A.F.: “Su Obama non so se realizzera’ le cose dette. Ma c’e’ una terza via che parte dall’Agora’ dei Greci, e arriva a un indiano che seguo, conosciuto come Osho: la pollitica non avrebbe senso di esistere se l’umanita’ conoscesse il proprio istinto genetico di celebrazione della vita. La religione e’ la madre delle guerre: ma vi sembra una cosa che sta in piedi? Sono tutti sottili, vigliacchissimi giochi di potere. E anche contro la lobby della Siae, in maniera pacifica, passi la terza via. E grazie ancora a te della bella poesia scritta montando i miei testi.”



6.
Sono contento di voi che siete nuovi amici, sono contento di voi che mi fate lottare

Dicevasi: un maledetto fricchettone.
Volemose bbbene, fiori nei cannoni, meditazione, pace, poesia, la “terza via”…
Pero’, suvvia, che bello che un cantante di fama internazionale, e non “politico” (nel senso che ha evitato di sparare cazzate ideologiche in anni in cui tirava), provi ad esser coerente con lo spirito ingenuo dei figli dei fiori… Per me che ne son nipote, di quei fiori, sentire dire “conta su di me”, “necessitiamo anarchia” e “contro la lobby Siae” e’ un bell’udire… I miei tre compari schizzinosi apprezzano… Promosso, Alberto Fortis, dal nostro Tribu’nale ProLetargo: contiamo su noi stessi, siamo in cinque a non essere ancora sottomessi, in questo foyer occidentale…
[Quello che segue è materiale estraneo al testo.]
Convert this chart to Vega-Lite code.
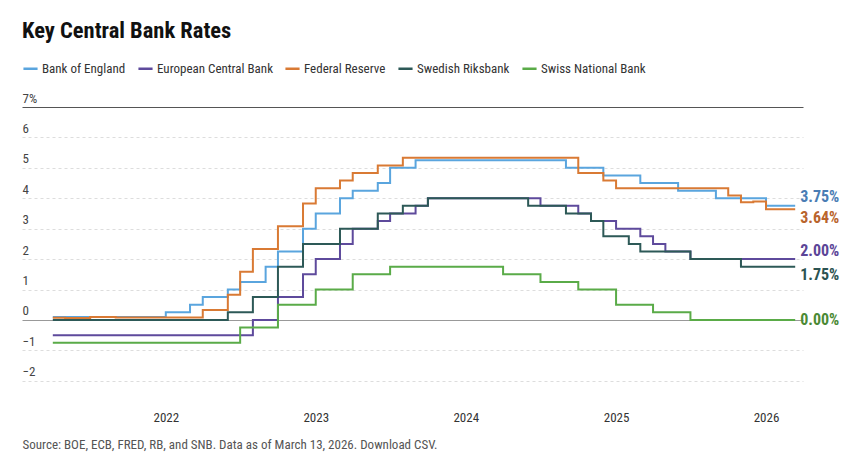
{
  "$schema": "https://vega.github.io/schema/vega-lite/v6.json",
  "width": 781,
  "height": 292,
  "autosize": {"type": "none"},
  "padding": {"left": 22, "top": 107, "right": 61, "bottom": 65},
  "background": "white",
  "config": {
    "font": "Roboto Condensed, Roboto, sans-serif",
    "view": {"stroke": null}
  },
  "title": {
    "text": "Key Central Bank Rates",
    "anchor": "start",
    "frame": "group",
    "fontSize": 22.5,
    "fontWeight": "bold",
    "color": "#111111",
    "offset": 18
  },
  "data": {
    "format": {"parse": {"d": "date"}},
    "values": [
      {"b": "Bank of England", "d": "2021-04-01", "v": 0.1},
      {"b": "Bank of England", "d": "2022-01-01", "v": 0.25},
      {"b": "Bank of England", "d": "2022-03-01", "v": 0.5},
      {"b": "Bank of England", "d": "2022-04-01", "v": 0.75},
      {"b": "Bank of England", "d": "2022-06-01", "v": 1.0},
      {"b": "Bank of England", "d": "2022-07-01", "v": 1.25},
      {"b": "Bank of England", "d": "2022-09-01", "v": 1.75},
      {"b": "Bank of England", "d": "2022-10-01", "v": 2.25},
      {"b": "Bank of England", "d": "2022-12-01", "v": 3.0},
      {"b": "Bank of England", "d": "2023-01-01", "v": 3.5},
      {"b": "Bank of England", "d": "2023-03-01", "v": 4.0},
      {"b": "Bank of England", "d": "2023-04-01", "v": 4.25},
      {"b": "Bank of England", "d": "2023-06-01", "v": 4.5},
      {"b": "Bank of England", "d": "2023-07-01", "v": 5.0},
      {"b": "Bank of England", "d": "2023-09-01", "v": 5.25},
      {"b": "Bank of England", "d": "2024-09-01", "v": 5.0},
      {"b": "Bank of England", "d": "2024-12-01", "v": 4.75},
      {"b": "Bank of England", "d": "2025-03-01", "v": 4.5},
      {"b": "Bank of England", "d": "2025-06-01", "v": 4.25},
      {"b": "Bank of England", "d": "2025-09-01", "v": 4.0},
      {"b": "Bank of England", "d": "2026-01-01", "v": 3.75},
      {"b": "Bank of England", "d": "2026-03-13", "v": 3.75},
      {"b": "European Central Bank", "d": "2021-04-01", "v": -0.5},
      {"b": "European Central Bank", "d": "2022-08-01", "v": 0.0},
      {"b": "European Central Bank", "d": "2022-10-01", "v": 0.75},
      {"b": "European Central Bank", "d": "2022-12-01", "v": 1.5},
      {"b": "European Central Bank", "d": "2023-01-01", "v": 2.0},
      {"b": "European Central Bank", "d": "2023-03-01", "v": 2.5},
      {"b": "European Central Bank", "d": "2023-04-01", "v": 3.0},
      {"b": "European Central Bank", "d": "2023-06-01", "v": 3.25},
      {"b": "European Central Bank", "d": "2023-07-01", "v": 3.5},
      {"b": "European Central Bank", "d": "2023-09-01", "v": 3.75},
      {"b": "European Central Bank", "d": "2023-10-01", "v": 4.0},
      {"b": "European Central Bank", "d": "2024-07-01", "v": 3.75},
      {"b": "European Central Bank", "d": "2024-10-01", "v": 3.5},
      {"b": "European Central Bank", "d": "2024-11-01", "v": 3.25},
      {"b": "European Central Bank", "d": "2025-01-01", "v": 3.0},
      {"b": "European Central Bank", "d": "2025-03-01", "v": 2.75},
      {"b": "European Central Bank", "d": "2025-04-01", "v": 2.5},
      {"b": "European Central Bank", "d": "2025-05-01", "v": 2.25},
      {"b": "European Central Bank", "d": "2025-07-01", "v": 2.0},
      {"b": "European Central Bank", "d": "2026-03-13", "v": 2.0},
      {"b": "Federal Reserve", "d": "2021-04-01", "v": 0.07},
      {"b": "Federal Reserve", "d": "2021-05-01", "v": 0.06},
      {"b": "Federal Reserve", "d": "2021-07-01", "v": 0.1},
      {"b": "Federal Reserve", "d": "2021-09-01", "v": 0.08},
      {"b": "Federal Reserve", "d": "2022-04-01", "v": 0.33},
      {"b": "Federal Reserve", "d": "2022-06-01", "v": 0.83},
      {"b": "Federal Reserve", "d": "2022-07-01", "v": 1.58},
      {"b": "Federal Reserve", "d": "2022-08-01", "v": 2.33},
      {"b": "Federal Reserve", "d": "2022-10-01", "v": 3.08},
      {"b": "Federal Reserve", "d": "2022-12-01", "v": 3.83},
      {"b": "Federal Reserve", "d": "2023-01-01", "v": 4.33},
      {"b": "Federal Reserve", "d": "2023-03-01", "v": 4.58},
      {"b": "Federal Reserve", "d": "2023-04-01", "v": 4.83},
      {"b": "Federal Reserve", "d": "2023-06-01", "v": 5.08},
      {"b": "Federal Reserve", "d": "2023-08-01", "v": 5.33},
      {"b": "Federal Reserve", "d": "2024-10-01", "v": 4.83},
      {"b": "Federal Reserve", "d": "2024-12-01", "v": 4.58},
      {"b": "Federal Reserve", "d": "2025-01-01", "v": 4.33},
      {"b": "Federal Reserve", "d": "2025-10-01", "v": 4.09},
      {"b": "Federal Reserve", "d": "2025-11-01", "v": 3.87},
      {"b": "Federal Reserve", "d": "2025-12-01", "v": 3.89},
      {"b": "Federal Reserve", "d": "2026-01-01", "v": 3.64},
      {"b": "Federal Reserve", "d": "2026-03-13", "v": 3.64},
      {"b": "Swedish Riksbank", "d": "2021-04-01", "v": 0.0},
      {"b": "Swedish Riksbank", "d": "2022-06-01", "v": 0.25},
      {"b": "Swedish Riksbank", "d": "2022-08-01", "v": 0.75},
      {"b": "Swedish Riksbank", "d": "2022-10-01", "v": 1.75},
      {"b": "Swedish Riksbank", "d": "2022-12-01", "v": 2.5},
      {"b": "Swedish Riksbank", "d": "2023-03-01", "v": 3.0},
      {"b": "Swedish Riksbank", "d": "2023-06-01", "v": 3.5},
      {"b": "Swedish Riksbank", "d": "2023-08-01", "v": 3.75},
      {"b": "Swedish Riksbank", "d": "2023-10-01", "v": 4.0},
      {"b": "Swedish Riksbank", "d": "2024-06-01", "v": 3.75},
      {"b": "Swedish Riksbank", "d": "2024-09-01", "v": 3.5},
      {"b": "Swedish Riksbank", "d": "2024-11-01", "v": 3.25},
      {"b": "Swedish Riksbank", "d": "2024-12-01", "v": 2.75},
      {"b": "Swedish Riksbank", "d": "2025-02-01", "v": 2.5},
      {"b": "Swedish Riksbank", "d": "2025-03-01", "v": 2.25},
      {"b": "Swedish Riksbank", "d": "2025-07-01", "v": 2.0},
      {"b": "Swedish Riksbank", "d": "2025-11-01", "v": 1.75},
      {"b": "Swedish Riksbank", "d": "2026-03-13", "v": 1.75},
      {"b": "Swiss National Bank", "d": "2021-04-01", "v": -0.75},
      {"b": "Swiss National Bank", "d": "2022-07-01", "v": -0.25},
      {"b": "Swiss National Bank", "d": "2022-10-01", "v": 0.5},
      {"b": "Swiss National Bank", "d": "2023-01-01", "v": 1.0},
      {"b": "Swiss National Bank", "d": "2023-04-01", "v": 1.5},
      {"b": "Swiss National Bank", "d": "2023-07-01", "v": 1.75},
      {"b": "Swiss National Bank", "d": "2024-04-01", "v": 1.5},
      {"b": "Swiss National Bank", "d": "2024-07-01", "v": 1.25},
      {"b": "Swiss National Bank", "d": "2024-10-01", "v": 1.0},
      {"b": "Swiss National Bank", "d": "2025-01-01", "v": 0.5},
      {"b": "Swiss National Bank", "d": "2025-04-01", "v": 0.25},
      {"b": "Swiss National Bank", "d": "2025-07-01", "v": 0.0},
      {"b": "Swiss National Bank", "d": "2026-03-13", "v": 0.0}
    ]
  },
  "encoding": {
    "x": {
      "field": "d",
      "type": "temporal",
      "scale": {"domain": [{"year": 2021, "month": 1, "date": 16}, {"year": 2026, "month": 4, "date": 1}]},
      "axis": {
        "title": "Source: BOE, ECB, FRED, RB, and SNB. Data as of March 13, 2026. Download CSV.",
        "titleAnchor": "start",
        "titleAlign": "left",
        "titleFontWeight": "normal",
        "titleFontSize": 13,
        "titleColor": "#555555",
        "titlePadding": 14,
        "format": "%Y",
        "tickCount": {"interval": "year", "step": 1},
        "domain": false,
        "ticks": false,
        "grid": false,
        "labelPadding": 12,
        "labelFontSize": 13,
        "labelColor": "#333333"
      }
    },
    "y": {
      "field": "v",
      "type": "quantitative",
      "scale": {"domain": [-2.6, 7], "nice": false, "zero": false},
      "axis": {
        "title": null,
        "values": [-2, -1, 0, 1, 2, 3, 4, 5, 6, 7],
        "domain": false,
        "ticks": false,
        "tickSize": 0,
        "labelAlign": "left",
        "labelPadding": 0,
        "labelBaseline": "alphabetic",
        "labelOffset": -5,
        "labelFontSize": 13,
        "labelColor": "#444444",
        "labelExpr": "datum.value == 7 ? '7%' : datum.label",
        "gridColor": {"condition": [{"test": "datum.value == 7", "value": "#555555"}, {"test": "datum.value == 0", "value": "#999999"}], "value": "#dddddd"},
        "gridDash": {"condition": {"test": "datum.value == 7 || datum.value == 0", "value": []}, "value": [3, 3]},
        "gridWidth": 1
      }
    }
  },
  "layer": [
    {
      "mark": {"type": "line", "interpolate": "step-after", "strokeWidth": 2},
      "encoding": {
        "color": {
          "field": "b",
          "type": "nominal",
          "scale": {
            "domain": ["Bank of England", "European Central Bank", "Federal Reserve", "Swedish Riksbank", "Swiss National Bank"],
            "range": ["#5aa5de", "#5e4a9c", "#d97a34", "#2d5957", "#5aab48"]
          },
          "legend": {
            "title": null,
            "orient": "none",
            "legendX": 0,
            "legendY": -47,
            "direction": "horizontal",
            "symbolType": "stroke",
            "symbolStrokeWidth": 2.5,
            "symbolSize": 200,
            "labelFontSize": 13,
            "labelColor": "#333333",
            "columnPadding": 7,
            "labelOffset": 3
          }
        }
      }
    },
    {
      "transform": [
        {"filter": "utcyear(datum.d) == 2026 && utcmonth(datum.d) == 2 && utcdate(datum.d) == 13"},
        {"filter": "datum.b == 'Bank of England' || datum.b == 'European Central Bank'"},
        {"calculate": "format(datum.v, '.2f') + '%'", "as": "lab"}
      ],
      "mark": {"type": "text", "align": "left", "dx": 5, "dy": -8.5, "fontSize": 16, "fontWeight": "bold"},
      "encoding": {
        "text": {"field": "lab"},
        "color": {
          "field": "b",
          "type": "nominal",
          "scale": {
            "domain": ["Bank of England", "European Central Bank", "Federal Reserve", "Swedish Riksbank", "Swiss National Bank"],
            "range": ["#4a7db4", "#5b4597", "#b9642c", "#2b5351", "#4b8a35"]
          },
          "legend": null
        }
      }
    },
    {
      "transform": [
        {"filter": "utcyear(datum.d) == 2026 && utcmonth(datum.d) == 2 && utcdate(datum.d) == 13"},
        {"filter": "datum.b == 'Federal Reserve' || datum.b == 'Swedish Riksbank'"},
        {"calculate": "format(datum.v, '.2f') + '%'", "as": "lab"}
      ],
      "mark": {"type": "text", "align": "left", "dx": 5, "dy": 8.5, "fontSize": 16, "fontWeight": "bold"},
      "encoding": {
        "text": {"field": "lab"},
        "color": {
          "field": "b",
          "type": "nominal",
          "scale": {
            "domain": ["Bank of England", "European Central Bank", "Federal Reserve", "Swedish Riksbank", "Swiss National Bank"],
            "range": ["#4a7db4", "#5b4597", "#b9642c", "#2b5351", "#4b8a35"]
          },
          "legend": null
        }
      }
    },
    {
      "transform": [
        {"filter": "utcyear(datum.d) == 2026 && utcmonth(datum.d) == 2 && utcdate(datum.d) == 13"},
        {"filter": "datum.b == 'Swiss National Bank'"},
        {"calculate": "format(datum.v, '.2f') + '%'", "as": "lab"}
      ],
      "mark": {"type": "text", "align": "left", "dx": 5, "dy": 0, "fontSize": 16, "fontWeight": "bold"},
      "encoding": {
        "text": {"field": "lab"},
        "color": {
          "field": "b",
          "type": "nominal",
          "scale": {
            "domain": ["Bank of England", "European Central Bank", "Federal Reserve", "Swedish Riksbank", "Swiss National Bank"],
            "range": ["#4a7db4", "#5b4597", "#b9642c", "#2b5351", "#4b8a35"]
          },
          "legend": null
        }
      }
    }
  ],
  "resolve": {"scale": {"color": "independent"}}
}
E come “liberato” da ‘sto flashback-anni’70 indotto dall’Apolide, sorridente e rilassato Fortis ora si mette a spaziare di brutto: parla di Vaticano, Maya, States, uniti da “architettura di Potere”, con CasaBianca, Obelisco e Campidoglio che tornano pari pari (verso Orione) dagli Egiziani ai massoni muratori che costruirono Washington, passando per l’Obelisco, il Cupolone e il Campidoglio romani, pure quelli in stessa composizione nello spazio. E poi giunge a dire che i Navaho e i Maya sono uomini veri, e invece i bianchi sono degli extraterrestri [sic!]…

In breve: gliel’ho fatto risalire…
Un richiamino lisergico per Fortis, il milanese di Diano Marina, omaggio della casa dei percaso…
Uscendo dal teatro, Alberto stringe spontaneamente le mani ai miei compari.
E mi ringrazia ancora per avere “scritto quella poesia con i miei testi”.
Poi in tuta da ginnastica sparisce sotto la pioggia sottile, lui, magrissimo.

Come farai a parlare di te che tremi e sudi, Alberto Fortis? Semplicemente come hai fatto stasera.